El martes, el Congreso se llenó de voces y clamores justicieros. Fuegos de artificio para que todo el mundo sepa el enfado de sus señorías con la intromisión del Ejecutivo en el trabajo de los tribunales. Todos los grupos de la Cámara apoyaron la reprobación del ministro de Justicia, del fiscal general y de su subordinado, el de Anticorrupción, a los que acusan de "obstaculizar la acción de la Justicia en las causas judiciales por delitos relacionados con la corrupción". Dicen que Catalá promovió la salida de la anterior fiscal general, Consuelo Madrigal, por no ceder a las presiones el Gobierno; que se interesó por la suerte del expresidente de la comunidad de Madrid, Ignacio González, hoy encarcelado; que Maza apartó a dos fiscales del caso 3% en Cataluña y que nombró a Moix a sabiendas de que era el deseado por los imputados de la Púnica; y que Moix trató de obstaculizar la investigación de la Operación Lezo, para no perjudicar a cargos del PP investigados. Los 207 diputados que aportaron su voto a la moción presentada por el PSOE pretendían que Rajoy cesara a Catalá, Maza y Moix, para que resplandeciera la independencia judicial, lastrada por la dependencia política que los últimos acontecimientos supuestamente desvelan.

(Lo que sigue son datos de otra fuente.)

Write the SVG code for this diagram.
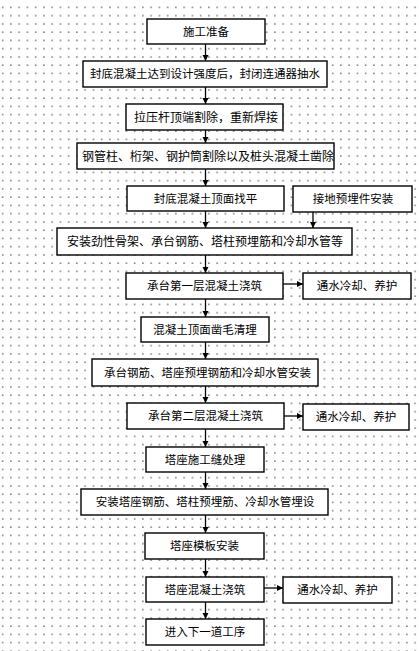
<svg xmlns="http://www.w3.org/2000/svg" width="419" height="651" viewBox="0 0 419 651">
<defs>
<pattern id="dots" patternUnits="userSpaceOnUse" x="0" y="0" width="8.25" height="8.25">
<rect x="2" y="6.8" width="1.3" height="1.3" fill="#4a4a4a"/>
</pattern>
<marker id="ah" markerUnits="userSpaceOnUse" markerWidth="7" markerHeight="7" refX="6" refY="3" orient="auto">
<path d="M0,0 L6,3 L0,6 z" fill="#000"/>
</marker>
<style>
.box{fill:#fff;stroke:#000;stroke-width:1.4}
.t{font-family:"Noto Sans CJK SC","Noto Sans CJK JP",sans-serif;font-size:11.5px;fill:#000;text-anchor:middle}
.b{font-size:12px}
.c{stroke:#000;stroke-width:1.3;fill:none;marker-end:url(#ah)}
</style>
</defs>
<rect x="0" y="0" width="419" height="651" fill="#fff"/>
<rect x="0" y="0" width="419" height="651" fill="url(#dots)"/>
<g id="connectors">
<line class="c" x1="205.5" y1="44" x2="205.5" y2="61"/>
<line class="c" x1="205.5" y1="87" x2="205.5" y2="104"/>
<line class="c" x1="205.5" y1="130" x2="205.5" y2="143"/>
<line class="c" x1="205.5" y1="169" x2="205.5" y2="186"/>
<line class="c" x1="205.5" y1="211" x2="205.5" y2="228"/>
<line class="c" x1="313" y1="212" x2="313" y2="228"/>
<line class="c" x1="205.5" y1="255" x2="205.5" y2="273"/>
<line class="c" x1="283" y1="284" x2="303" y2="284"/>
<line class="c" x1="205.5" y1="299" x2="205.5" y2="317"/>
<line class="c" x1="205.5" y1="342" x2="205.5" y2="359"/>
<line class="c" x1="205.5" y1="386" x2="205.5" y2="403"/>
<line class="c" x1="284" y1="416" x2="303" y2="416"/>
<line class="c" x1="205.5" y1="429" x2="205.5" y2="447"/>
<line class="c" x1="205.5" y1="472" x2="205.5" y2="489"/>
<line class="c" x1="205.5" y1="515" x2="205.5" y2="533"/>
<line class="c" x1="205.5" y1="559" x2="205.5" y2="577"/>
<line class="c" x1="264" y1="588" x2="283" y2="588"/>
<line class="c" x1="205.5" y1="602" x2="205.5" y2="619"/>
</g>
<g id="n1"><rect class="box" x="147" y="19" width="118" height="25"/><text class="t" x="206" y="36">施工准备</text></g>
<g id="n2"><rect class="box" x="83" y="61" width="244" height="26"/><text class="t" x="205" y="78.4">封底混凝土达到设计强度后，封闭连通器抽水</text></g>
<g id="n3"><rect class="box" x="126" y="104" width="157" height="26"/><text class="t b" x="206" y="121.6">拉压杆顶端割除，重新焊接</text></g>
<g id="n4"><rect class="box" x="77" y="143" width="257" height="26"/><text class="t b" x="208" y="160.6">钢管柱、桁架、钢护筒割除以及桩头混凝土凿除</text></g>
<g id="n5"><rect class="box" x="127" y="186" width="157" height="25"/><text class="t" x="205.5" y="202.9">封底混凝土顶面找平</text></g>
<g id="n6"><rect class="box" x="293" y="186" width="119" height="26"/><text class="t" x="353" y="203.4">接地预埋件安装</text></g>
<g id="n7"><rect class="box" x="57" y="228" width="295" height="27"/><text class="t b" x="205" y="246.1">安装劲性骨架、承台钢筋、塔柱预埋筋和冷却水管等</text></g>
<g id="n8"><rect class="box" x="126" y="273" width="157" height="26"/><text class="t" x="204.5" y="290.4">承台第一层混凝土浇筑</text></g>
<g id="n9"><rect class="box" x="303" y="273" width="108" height="26"/><text class="t" x="357" y="290.4">通水冷却、养护</text></g>
<g id="n10"><rect class="box" x="141" y="317" width="128" height="25"/><text class="t" x="205" y="333.9">混凝土顶面凿毛清理</text></g>
<g id="n11"><rect class="box" x="92" y="359" width="226" height="27"/><text class="t" x="207.5" y="376.9">承台钢筋、塔座预埋钢筋和冷却水管安装</text></g>
<g id="n12"><rect class="box" x="127" y="403" width="157" height="26"/><text class="t" x="205.5" y="420.4">承台第二层混凝土浇筑</text></g>
<g id="n13"><rect class="box" x="303" y="404" width="106" height="26"/><text class="t" x="356" y="421.4">通水冷却、养护</text></g>
<g id="n14"><rect class="box" x="146" y="447" width="118" height="25"/><text class="t" x="205" y="463.9">塔座施工缝处理</text></g>
<g id="n15"><rect class="box" x="81" y="489" width="247" height="26"/><text class="t" x="205" y="506.4">安装塔座钢筋、塔柱预埋筋、冷却水管埋设</text></g>
<g id="n16"><rect class="box" x="145" y="533" width="119" height="26"/><text class="t" x="204.5" y="550.4">塔座模板安装</text></g>
<g id="n17"><rect class="box" x="146" y="577" width="118" height="25"/><text class="t" x="205" y="593.9">塔座混凝土浇筑</text></g>
<g id="n18"><rect class="box" x="283" y="577" width="109" height="26"/><text class="t" x="337.5" y="594.4">通水冷却、养护</text></g>
<g id="n19"><rect class="box" x="146" y="619" width="118" height="26"/><text class="t" x="205" y="636.4">进入下一道工序</text></g>
</svg>
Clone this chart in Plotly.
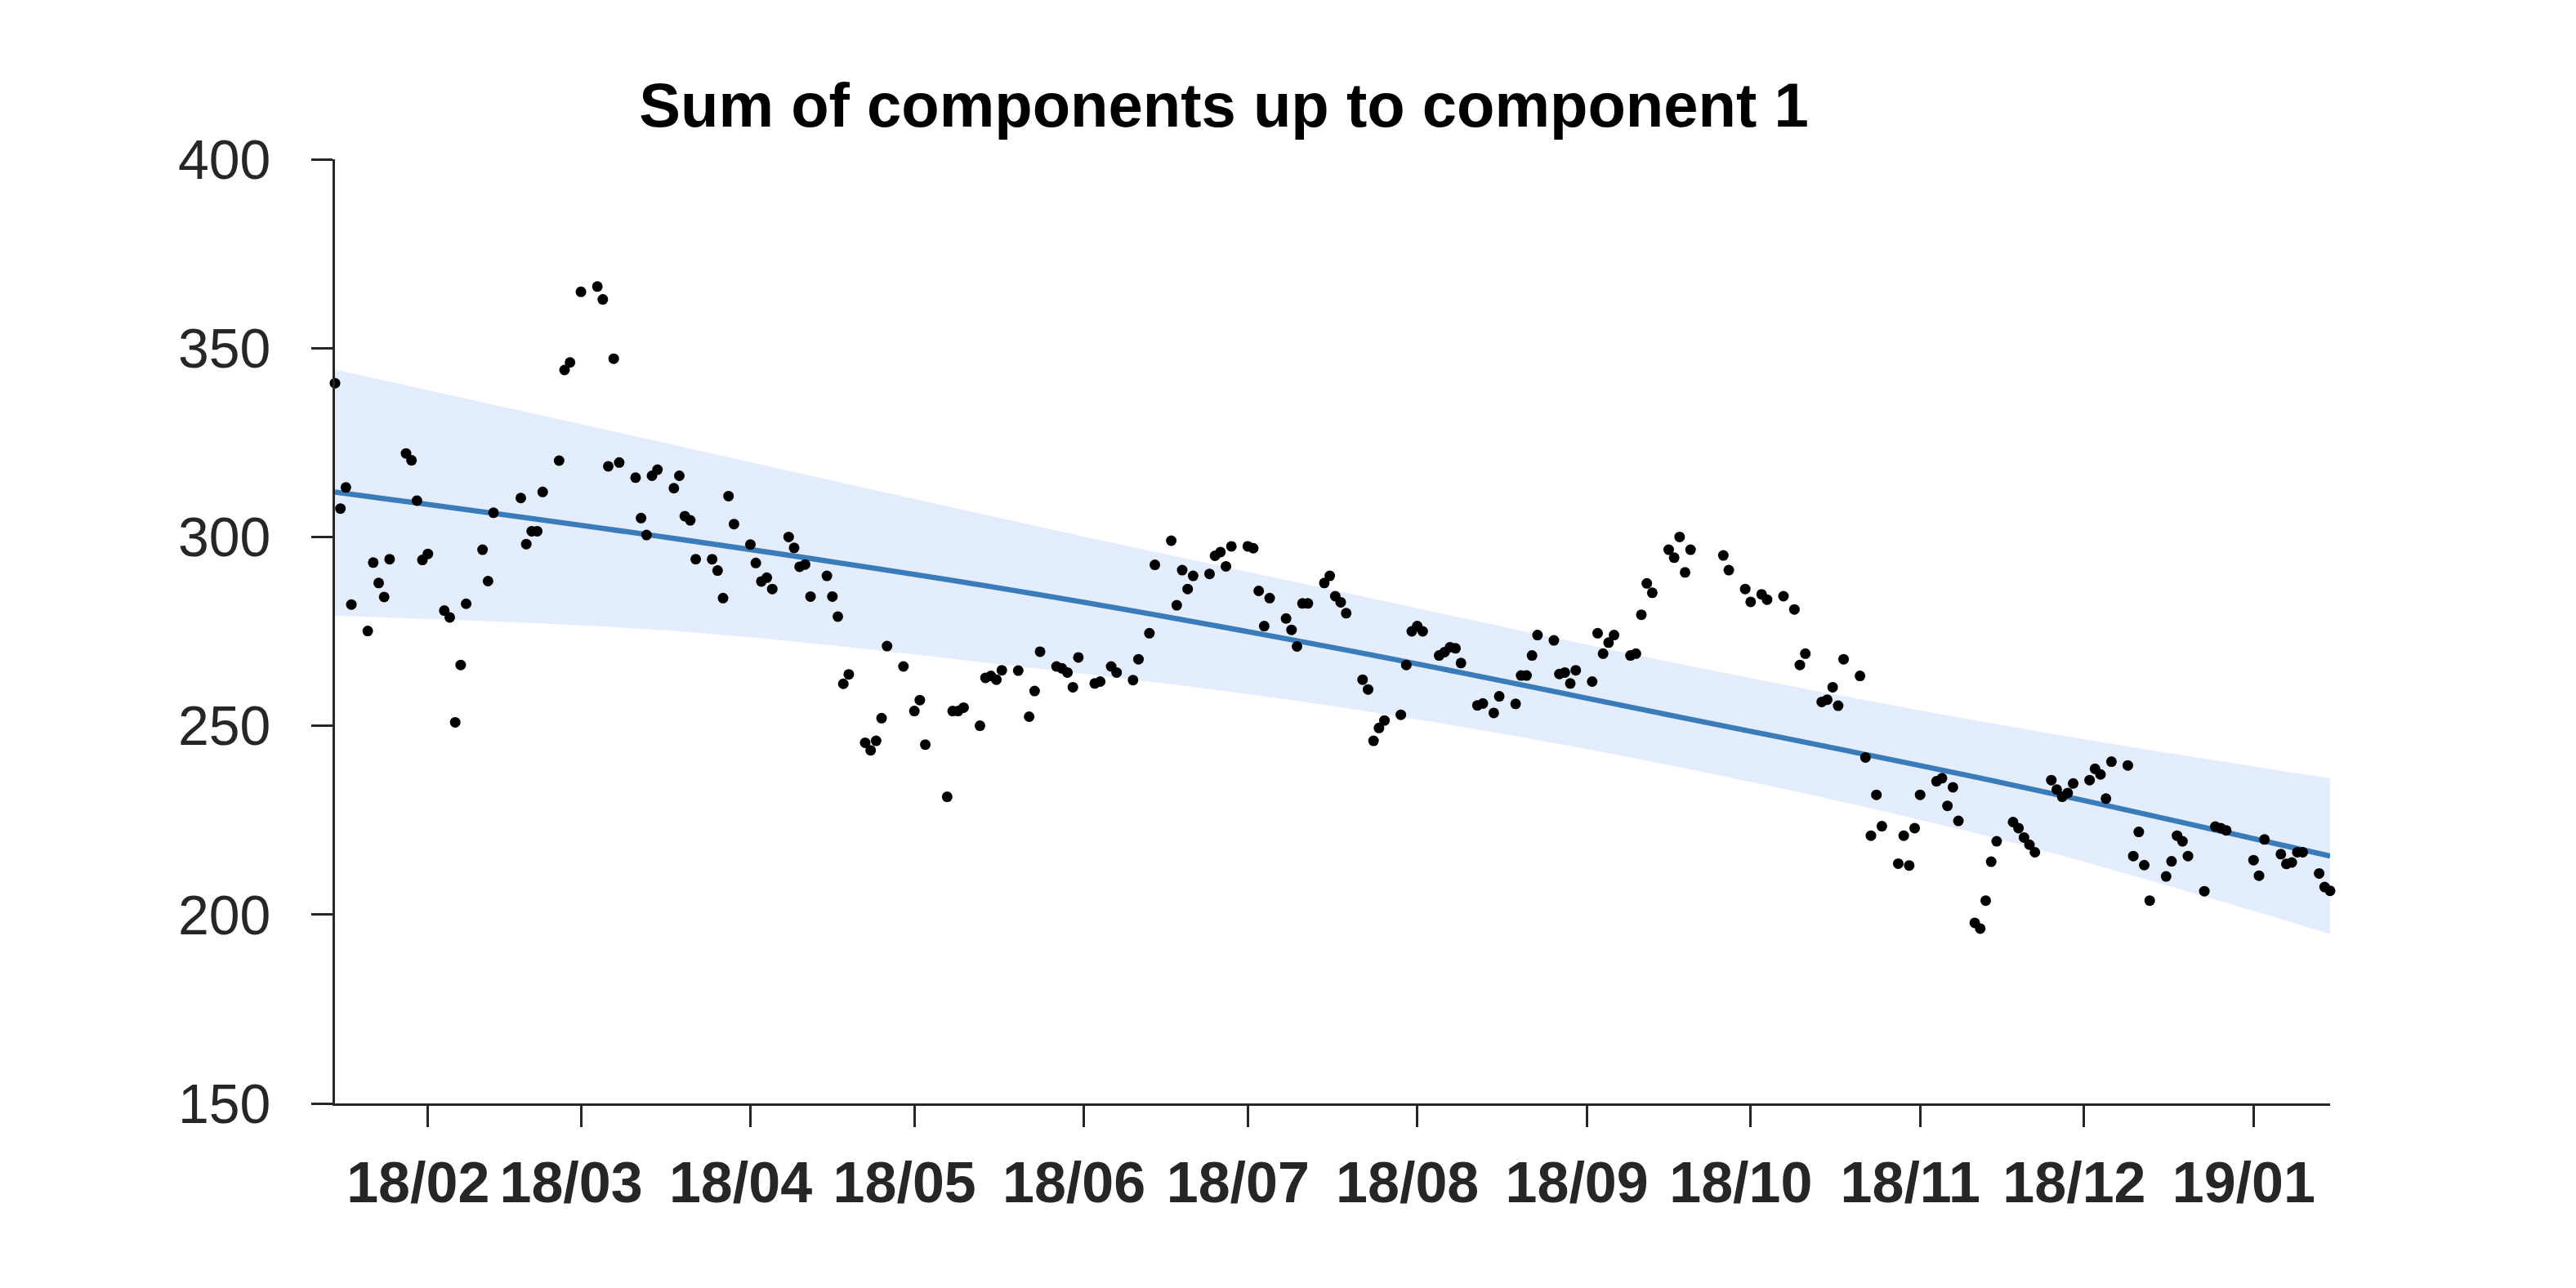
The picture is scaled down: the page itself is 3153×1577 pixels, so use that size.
import plotly.graph_objects as go

# ---------------- data ----------------
obs_dates = [
    "2018-01-15", "2018-01-16", "2018-01-17", "2018-01-18", "2018-01-21", "2018-01-22", "2018-01-23",
    "2018-01-24", "2018-01-25", "2018-01-28", "2018-01-29", "2018-01-30", "2018-01-31",
    "2018-02-01", "2018-02-04", "2018-02-05", "2018-02-06", "2018-02-07", "2018-02-08", "2018-02-11",
    "2018-02-12", "2018-02-13", "2018-02-18", "2018-02-19", "2018-02-20", "2018-02-21", "2018-02-22",
    "2018-02-25", "2018-02-26", "2018-02-27",
    "2018-03-01", "2018-03-04", "2018-03-05", "2018-03-06", "2018-03-07", "2018-03-08", "2018-03-11",
    "2018-03-12", "2018-03-13", "2018-03-14", "2018-03-15", "2018-03-18", "2018-03-19", "2018-03-20",
    "2018-03-21", "2018-03-22", "2018-03-25", "2018-03-26", "2018-03-27", "2018-03-28", "2018-03-29",
    "2018-04-01", "2018-04-02", "2018-04-03", "2018-04-04", "2018-04-05", "2018-04-08", "2018-04-09",
    "2018-04-10", "2018-04-11", "2018-04-12", "2018-04-15", "2018-04-16", "2018-04-17", "2018-04-18",
    "2018-04-19", "2018-04-22", "2018-04-23", "2018-04-24", "2018-04-25", "2018-04-26", "2018-04-29",
    "2018-05-01", "2018-05-02", "2018-05-03", "2018-05-07", "2018-05-08", "2018-05-09", "2018-05-10",
    "2018-05-13", "2018-05-14", "2018-05-15", "2018-05-16", "2018-05-17", "2018-05-20", "2018-05-22",
    "2018-05-23", "2018-05-24", "2018-05-27", "2018-05-28", "2018-05-29", "2018-05-30", "2018-05-31",
    "2018-06-03", "2018-06-04", "2018-06-06", "2018-06-07", "2018-06-10", "2018-06-11", "2018-06-13",
    "2018-06-14", "2018-06-17", "2018-06-18", "2018-06-19", "2018-06-20", "2018-06-21", "2018-06-24",
    "2018-06-25", "2018-06-26", "2018-06-27", "2018-06-28",
    "2018-07-01", "2018-07-02", "2018-07-03", "2018-07-04", "2018-07-05", "2018-07-08", "2018-07-09",
    "2018-07-10", "2018-07-11", "2018-07-12", "2018-07-15", "2018-07-16", "2018-07-17", "2018-07-18",
    "2018-07-19", "2018-07-22", "2018-07-23", "2018-07-24", "2018-07-25", "2018-07-26", "2018-07-29",
    "2018-07-30", "2018-07-31",
    "2018-08-01", "2018-08-02", "2018-08-05", "2018-08-06", "2018-08-07", "2018-08-08", "2018-08-09",
    "2018-08-12", "2018-08-13", "2018-08-15", "2018-08-16", "2018-08-19", "2018-08-20", "2018-08-21",
    "2018-08-22", "2018-08-23", "2018-08-26", "2018-08-27", "2018-08-28", "2018-08-29", "2018-08-30",
    "2018-09-02", "2018-09-03", "2018-09-04", "2018-09-05", "2018-09-06", "2018-09-09", "2018-09-10",
    "2018-09-11", "2018-09-12", "2018-09-13", "2018-09-16", "2018-09-17", "2018-09-18", "2018-09-19",
    "2018-09-20", "2018-09-26", "2018-09-27", "2018-09-30",
    "2018-10-01", "2018-10-03", "2018-10-04", "2018-10-07", "2018-10-09", "2018-10-10", "2018-10-11",
    "2018-10-14", "2018-10-15", "2018-10-16", "2018-10-17", "2018-10-18", "2018-10-21", "2018-10-22",
    "2018-10-23", "2018-10-24", "2018-10-25", "2018-10-28", "2018-10-29", "2018-10-30", "2018-10-31",
    "2018-11-01", "2018-11-04", "2018-11-05", "2018-11-06", "2018-11-07", "2018-11-08", "2018-11-11",
    "2018-11-12", "2018-11-13", "2018-11-14", "2018-11-15", "2018-11-18", "2018-11-19", "2018-11-20",
    "2018-11-21", "2018-11-22", "2018-11-25", "2018-11-26", "2018-11-27", "2018-11-28", "2018-11-29",
    "2018-12-02", "2018-12-03", "2018-12-04", "2018-12-05", "2018-12-06", "2018-12-09", "2018-12-10",
    "2018-12-11", "2018-12-12", "2018-12-13", "2018-12-16", "2018-12-17", "2018-12-18", "2018-12-19",
    "2018-12-20", "2018-12-23", "2018-12-25", "2018-12-26", "2018-12-27",
    "2019-01-01", "2019-01-02", "2019-01-03", "2019-01-06", "2019-01-07", "2019-01-08", "2019-01-09",
    "2019-01-10", "2019-01-13", "2019-01-14", "2019-01-15",
]
obs_values = [
    340.7, 307.5, 313.1, 282.1, 275.1, 293.2, 287.8,
    284.1, 294.1, 322.1, 320.3, 309.6, 293.9,
    295.5, 280.5, 278.7, 250.9, 266.1, 282.3, 296.6,
    288.3, 306.4, 310.3, 298.1, 301.5, 301.5, 311.9,
    320.2, 344.2, 346.2,
    364.9, 366.3, 362.9, 318.7, 347.2, 319.7, 315.7,
    305.0, 300.5, 316.2, 317.8, 312.9, 316.2, 305.5,
    304.4, 294.1, 294.1, 291.1, 283.8, 310.8, 303.4,
    298.0, 293.1, 288.2, 289.2, 286.2, 300.0, 297.1,
    292.1, 292.7, 284.2, 289.7, 284.2, 278.9, 261.1,
    263.6, 245.5, 243.5, 246.0, 252.0, 271.1, 265.7,
    253.9, 256.8, 245.0, 231.2, 253.9, 253.9, 254.8,
    250.0, 262.7, 263.2, 262.2, 264.7, 264.6, 252.4,
    259.2, 269.6, 265.7, 265.2, 264.1, 260.2, 268.1,
    261.2, 261.7, 265.7, 264.1, 262.1, 267.6, 274.5,
    292.6, 299.0, 281.9, 291.2, 286.2, 289.7, 290.2,
    295.0, 296.0, 292.2, 297.5,
    297.5, 297.0, 285.7, 276.4, 283.8, 278.4, 275.4,
    271.0, 282.4, 282.4, 287.8, 289.7, 284.3, 282.7,
    279.8, 262.2, 259.6, 246.0, 249.4, 251.4, 252.9,
    266.1, 275.0,
    276.4, 275.0, 268.6, 269.5, 270.8, 270.5, 266.6,
    255.4, 255.9, 253.4, 257.8, 255.8, 263.3, 263.3,
    268.6, 274.0, 272.6, 263.7, 264.1, 261.2, 264.7,
    261.7, 274.5, 269.1, 272.0, 274.0, 268.6, 269.1,
    279.4, 287.7, 285.2, 296.6, 294.5, 300.0, 290.6,
    296.6, 295.1, 291.2, 286.2,
    282.8, 284.8, 283.4, 284.3, 280.8, 266.1, 269.1,
    256.3, 256.9, 260.2, 255.3, 267.6, 263.2, 241.6,
    220.9, 231.7, 223.4, 213.5, 220.9, 213.0, 222.9,
    231.7, 235.3, 236.1, 228.8, 233.7, 224.8, 197.8,
    196.3, 203.7, 214.0, 219.4, 224.5, 222.9, 220.4,
    218.5, 216.5, 235.6, 233.1, 231.2, 232.2, 234.7,
    235.6, 238.6, 237.1, 230.7, 240.5, 239.5, 215.5,
    221.9, 213.1, 203.7, 210.1, 214.1, 220.9, 219.4,
    215.5, 206.2, 223.3, 222.9, 222.3,
    214.4, 210.3, 219.9, 216.0, 213.4, 213.8, 216.5,
    216.5, 210.9, 207.3, 206.3,
]

trend_dates = ["2018-01-15", "2018-03-17", "2018-05-16", "2018-07-17",
               "2018-09-17", "2018-11-17", "2019-01-15"]
trend_mean = [311.9, 299.8, 286.6, 270.6, 252.6, 234.6, 215.5]
trend_upper = [344.3, 324.7, 305.2, 285.8, 266.7, 249.9, 236.1]
trend_lower = [279.1, 275.2, 266.4, 255.1, 239.3, 219.4, 194.9]

title_text = "Sum of components up to component 1"
y_ticks = [150, 200, 250, 300, 350, 400]

# ---------------- figure ----------------
W, H = 3153, 1577
L, R, T, B = 410, 301, 195, 226
AXIS = "#262626"
FONT = "Liberation Sans, Arial, Helvetica, sans-serif"

fig = go.Figure()
fig.add_trace(go.Scatter(
    x=trend_dates, y=trend_lower, mode="lines",
    line=dict(width=0, shape="spline", color="rgba(0,0,0,0)"),
    hoverinfo="skip", showlegend=False))
fig.add_trace(go.Scatter(
    x=trend_dates, y=trend_upper, mode="lines",
    line=dict(width=0, shape="spline", color="rgba(0,0,0,0)"),
    fill="tonexty", fillcolor="rgb(228,237,253)",
    hoverinfo="skip", showlegend=False))
fig.add_trace(go.Scatter(
    x=trend_dates, y=trend_mean, mode="lines",
    line=dict(width=6.5, shape="spline", color="#3a7cb9"),
    showlegend=False))
fig.add_trace(go.Scatter(
    x=obs_dates, y=obs_values, mode="markers",
    marker=dict(size=13, color="black", line=dict(width=0)),
    showlegend=False, cliponaxis=False))

fig.update_layout(
    width=W, height=H, autosize=False,
    margin=dict(l=L, r=R, t=T, b=B, pad=0),
    paper_bgcolor="white", plot_bgcolor="white",
    font=dict(family=FONT, color=AXIS),
    showlegend=False,
    title=dict(text="<b>" + title_text + "</b>", x=1498 / W, xanchor="center",
               y=1 - 128 / H, yanchor="middle", xref="container", yref="container",
               font=dict(family=FONT, size=76, color="black")),
)
fig.update_xaxes(
    type="date", range=["2018-01-15", "2019-01-15"],
    tickformat="%y/%m", dtick="M1", tick0="2018-02-01",
    showgrid=False, zeroline=False,
    showline=True, linecolor=AXIS, linewidth=3,
    ticks="outside", ticklen=26, tickwidth=3, tickcolor=AXIS,
    tickfont=dict(family=FONT, size=70, color=AXIS, weight="bold"),
    ticklabelstandoff=8, ticklabelshift=-12,
)
fig.update_yaxes(
    range=[150, 400], tickvals=y_ticks,
    showgrid=False, zeroline=False,
    showline=True, linecolor=AXIS, linewidth=3,
    ticks="outside", ticklen=26, tickwidth=3, tickcolor=AXIS,
    tickfont=dict(family=FONT, size=68, color=AXIS),
    ticklabelstandoff=36,
)

fig.write_html("out.html")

El presidente del Gobierno respondió el miércoles que los tres reprobados cuentan con su "plena confianza" y pidió al portavoz del PSOE, Antonio Hernando, que "no haga perder el tiempo a la Cámara", con una moción de causa partidista. "Espero que el domingo 21 llegue su Pentecostés", le espetó con sorna en referencia a la falta de unidad y liderazgo que afecta a su partido.

Pero más allá de esa posible causa espuria, debemos pensar que sus promotores buscaban demostrar al Gobierno y a la opinión pública que a la mayoría de los diputados no les gusta el comportamiento del ministro de Justicia, ni del fiscal general y su jefe de Anticorrupción. Una redundancia política, pues tanto el Gobierno como la opinión pública lo saben, y un absurdo legal, pues sus promotores no ignoran que la reprobación de ministros y fiscales no existe en nuestro ordenamiento jurídico. Aunque de haberlo conseguido, más que redimir la independencia judicial del Ejecutivo, hubieran logrado su ratificación.

Más pragmático estuvo Rivera, que aprovechó la ocasión para recordarle al presidente su compromiso con el fin de los aforamientos que firmó para su investidura. "No tenga miedo a perder el aforamiento, actúe", le dijo. Pero del mismo modo que a Hernando, Rajoy lo ha despachado con derroche de farol al aconsejarle que deje de "dar la lata con el pasado" y mire al futuro con ánimo constructivo. Como si ese futuro pudiera construirse sobre el pútrido pantano de la corrupción.

En el espinoso asunto de los aforamientos uno tiene la sensación de que se enfrentan dos concepciones antagónicas sobre el significado de la responsabilidad y la transparencia del gobernante, que unos entienden absolutas y otros tamizadas por la prudencia. Me dice un buen amigo, veterano popular, que antes habría que suprimir las puertas giratorias, porque más allá de la reforma del CGPJ y del Estatuto Fiscal, el pago por los servicios prestados sería una tentación contra la imparcialidad de jueces y magistrados, como ya podemos observar. "En lugar de podar la copa, habría que cortar las raíces -me dice-. Lo contrario es empezar la casa por el tejado". Y yo me muestro de acuerdo con su certera propuesta, aunque le replico que a la espera de secar el venero del exuberante árbol de la corrupción no estaría mal ir segando sus ramas más prósperas, para que la aviesa sombra que cobija a los corruptos deje de protegerlos.

Si el PP teme que al suprimir los aforamientos y no limitar la acción popular sus adversarios intentarán ganarle en los tribunales lo que perdieron en las urnas, habrá que inferir que o bien no cree en la imparcialidad de los jueces o sospecha de la mala conducta de sus dirigentes. Y si se niega a cumplir la eliminación de los aforamientos y a separar del cargo a los gobernantes imputados por corrupción, con la excusa de una reforma más profunda como parece pretender con la Subcomisión para una Estrategia Nacional de Justicia, sugiere que no le asiste la menor intención de regeneración democrática y que sus pactos son, en el mejor de los casos, papel mojado, y en el peor, estrategias para la conservación del poder. "Una nube de humo para ocultar las verdades intenciones", como con tanta agudeza expone Greene en su Tercera Ley del Poder.